Sarah Adams had a normal, healthy pregnancy for 37 and a half weeks. Mamie was her and her husband’s first daughter, and they couldn’t wait to meet the new addition to their family.

The nursery was decorated, her closet was stocked and the carseat was ready and waiting for a little person.

But then at her regular doctor’s appointment, they couldn’t find a heartbeat. Less than three weeks from her due date, Adams had to go into CHI St. Vincent where she was induced and in labor for 12 hours, pushing through grief and confusion as she knew her baby was gone before she even had the chance to meet her.

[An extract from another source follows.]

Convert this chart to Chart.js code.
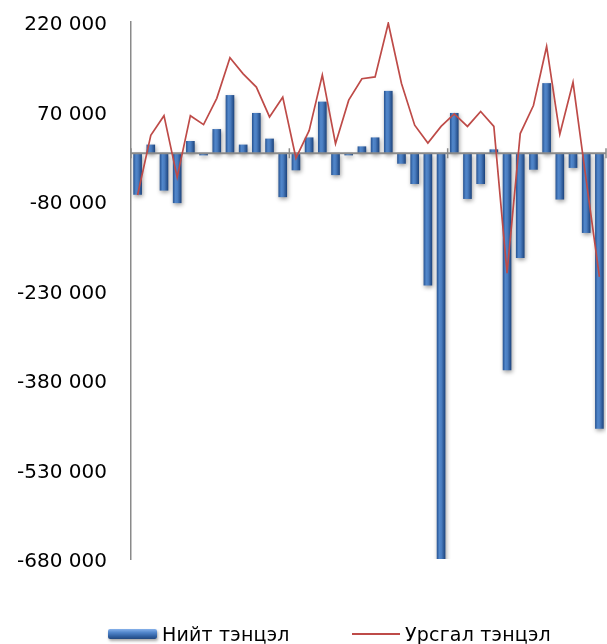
<!DOCTYPE html>
<html>
<head>
<meta charset="utf-8">
<script src="https://cdn.jsdelivr.net/npm/chart.js@4.4.0/dist/chart.umd.min.js"></script>
<style>
  html, body { margin: 0; padding: 0; background: #fff; }
  #wrap { position: relative; width: 607px; height: 644px; }
  #c { position: absolute; left: 0; top: 0; }
  .lg { position: absolute; font-family: "DejaVu Sans", sans-serif; font-size: 19px; letter-spacing: 0.2px; color: #000; white-space: nowrap; line-height: 1; }
  .swatch-bar { position: absolute; width: 49px; height: 10px; border-radius: 2px;
    background: linear-gradient(to bottom, #86b1ea 0%, #5286cb 35%, #2f5e9f 75%, #23487e 100%);
    box-shadow: 1px 2px 3px rgba(0,0,0,0.35); }
  .swatch-line { position: absolute; width: 48px; height: 2px; background: #be4b48; }
</style>
</head>
<body>
<div id="wrap">
  <canvas id="c" width="607" height="644"></canvas>
  <div class="swatch-bar" style="left:108px; top:629px;"></div>
  <div class="lg" style="left:162px; top:625px;">Нийт тэнцэл</div>
  <div class="swatch-line" style="left:352px; top:633px;"></div>
  <div class="lg" style="left:405px; top:625px;">Урсгал тэнцэл</div>
</div>
<script>
// Monthly periods, three years of twelve months
const categories = [
  '01','02','03','04','05','06','07','08','09','10','11','12',
  '01','02','03','04','05','06','07','08','09','10','11','12',
  '01','02','03','04','05','06','07','08','09','10','11','12'
];

// Нийт тэнцэл (overall balance), bars
const overallBalance = [
  -69000, 14000, -62000, -83000, 20000, -3000, 40000, 97000, 14000, 67000, 24000, -73000,
  -28000, 26000, 86000, -36000, -3000, 11000, 26000, 104000, -17000, -51000, -221000, -684000,
  67000, -76000, -51000, 6000, -363000, -175000, -27000, 117000, -77000, -24000, -133000, -461000
];

// Урсгал тэнцэл (current account balance), line
const currentBalance = [
  -70000, 30000, 63000, -40000, 63000, 48000, 92000, 160000, 133000, 111000, 61000, 94000,
  -8000, 38000, 131000, 16000, 89000, 125000, 128000, 218000, 117000, 47000, 17000, 45000,
  66000, 45000, 70000, 45000, -201000, 33000, 80000, 179000, 32000, 119000, -45000, -207000
];

// Value axis
const yMin = -680000;
const yMax = 220000;
const yStep = 150000;

function formatThousands(v) {
  const s = String(Math.abs(Math.round(v))).replace(/\B(?=(\d{3})+(?!\d))/g, ' ');
  return (v < 0 ? '-' : '') + s;
}

const BAR_THICKNESS = 8;

// Horizontal shading across each bar, like a rounded column
function barGradient(ctx) {
  const chart = ctx.chart;
  const xs = chart.scales && chart.scales.x;
  if (!xs || ctx.type !== 'data' || !chart.chartArea) return '#3f73b6';
  const cx = xs.getPixelForValue(ctx.dataIndex);
  const half = BAR_THICKNESS / 2;
  const g = chart.ctx.createLinearGradient(cx - half, 0, cx + half, 0);
  g.addColorStop(0, '#2b5897');
  g.addColorStop(0.3, '#5187cb');
  g.addColorStop(0.55, '#4a7dc0');
  g.addColorStop(1, '#1f4781');
  return g;
}

// Soft shadow under the bars, then the zero axis with year ticks over them
const zeroAxisPlugin = {
  id: 'zeroAxis',
  beforeDatasetDraw(chart, args) {
    if (args.meta.type !== 'bar') return;
    const c = chart.ctx;
    c.save();
    c.shadowColor = 'rgba(0,0,0,0.38)';
    c.shadowBlur = 4;
    c.shadowOffsetX = 1;
    c.shadowOffsetY = 2;
  },
  afterDatasetDraw(chart, args) {
    if (args.meta.type !== 'bar') return;
    const c = chart.ctx;
    c.restore();
    const xs = chart.scales.x, ys = chart.scales.y;
    const area = chart.chartArea;
    const y0 = ys.getPixelForValue(0);
    c.save();
    c.strokeStyle = '#8a8a8a';
    c.lineWidth = 2;
    c.beginPath();
    c.moveTo(area.left, y0);
    c.lineTo(area.right, y0);
    c.stroke();
    // tick before the first month of each year and at the end
    const marks = [];
    categories.forEach((lab, i) => { if (lab === '01') marks.push(i - 0.5); });
    marks.push(categories.length - 0.5);
    c.lineWidth = 1.5;
    marks.forEach(m => {
      const x = xs.getPixelForValue(m);
      c.beginPath();
      c.moveTo(x, y0 - 5);
      c.lineTo(x, y0 + 5);
      c.stroke();
    });
    c.restore();
  }
};

new Chart(document.getElementById('c'), {
  data: {
    labels: categories,
    datasets: [
      {
        type: 'line',
        label: 'Урсгал тэнцэл',
        data: currentBalance,
        borderColor: '#be4b48',
        borderWidth: 1.7,
        pointRadius: 0,
        tension: 0,
        order: 0
      },
      {
        type: 'bar',
        label: 'Нийт тэнцэл',
        data: overallBalance,
        backgroundColor: barGradient,
        borderWidth: 0,
        barThickness: BAR_THICKNESS,
        order: 1
      }
    ]
  },
  options: {
    responsive: false,
    animation: false,
    events: [],
    layout: { padding: { top: 22, right: 1, bottom: 85, left: 0 } },
    plugins: {
      legend: { display: false },
      tooltip: { enabled: false }
    },
    scales: {
      x: {
        type: 'category',
        display: false,
        offset: true
      },
      y: {
        min: yMin,
        max: yMax,
        grid: {
          display: true,
          drawOnChartArea: false,
          drawTicks: true,
          tickLength: 24,
          color: 'rgba(0,0,0,0)'
        },
        border: { display: true, color: '#8a8a8a', width: 1.5 },
        ticks: {
          stepSize: yStep,
          padding: 0,
          labelOffset: 3,
          color: '#000',
          font: { family: 'DejaVu Sans', size: 20 },
          callback: (v) => formatThousands(v)
        },
        afterFit: (s) => { s.width = 131; }
      }
    }
  },
  plugins: [zeroAxisPlugin]
});
</script>
</body>
</html>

“She was perfect … when I delivered her there was nothing wrong,” Adams said, recalling the story nearly eight years later. “We had an autopsy done because I just wanted answers of what happened, but we didn’t really find out anything from it.”

It was possible that Mamie kinked her umbilical cord, but her cause of death was never fully determined.

Taylor and Sarah Adams with their daughter Mamie.

About 1 percent of all babies in the U.S. are stillborn, according to the Centers for Disease Control and Prevention. The infant mortality rate (number of infants who died before their first birthday) in Arkansas in 2009 was 7.3 deaths per 1,000 live births, according to the Arkansas Department of Health.

Although these deaths affect a small percentage of the population, the families are impacted for life by the tragedy of losing a child and communities of friends and families surround those who have lost to provide support, love and a listening ear.

“I had a really good support group, I’m very close to my family,” Adams said. “If I didn’t answer the phone, they were knocking on my door. But they gave me my space, too. The grieving process — you feel like you need to go through these certain steps, but you don’t. You bounce around from those different feelings.”

Although being able to talk about Mamie and sharing her feelings were a large part of the grieving process, Adams also appreciated the physical gifts that helped her remember her daughter.

She said she received items such as necklaces with Mamie’s birth month, a book of quotes and encouragement with room for her to put in photos and a gold baby ring that she put on a necklace chain.

When she realized how meaningful these little “remembrance” items were, Adams decided to start a nonprofit called Mamie’s Poppy Plates. She and her team have grown the organization significantly over the last seven or so years and provide free, hand-painted plates with the child’s hand and footprints to parents who have lost a son or daughter. They are currently connected with about 50 hospitals in seven different states.

Local nonprofit Mamie’s Poppy Plates hosts memorial run/walk and balloon release.

Although these physical items are part of the healing process, Adams knows there are countless different coping methods for different people, including counseling, journaling and so much more.

One element that was difficult for her family was explaining what had happened to her nephew, who’s now almost 10. She says transparency and communication are so important with even the youngest members of the family.

“He was 20 months old at the time and he was up at the hospital, but we didn’t let him hold her or meet her or anything because we just didn’t really know what to do,” Adams said. “Now looking back, he should’ve been in there and he should’ve held her … It’s so sad but it’s so black and white for (kids).”

For those who have friends or family who have lost a child, Adams said the most important thing to do is listen.

“People can say some really hurtful stuff,” Adams said. “I don’t think they mean to be mean, but maybe just … be willing to listen. Don’t try and give your opinion because you don’t know.”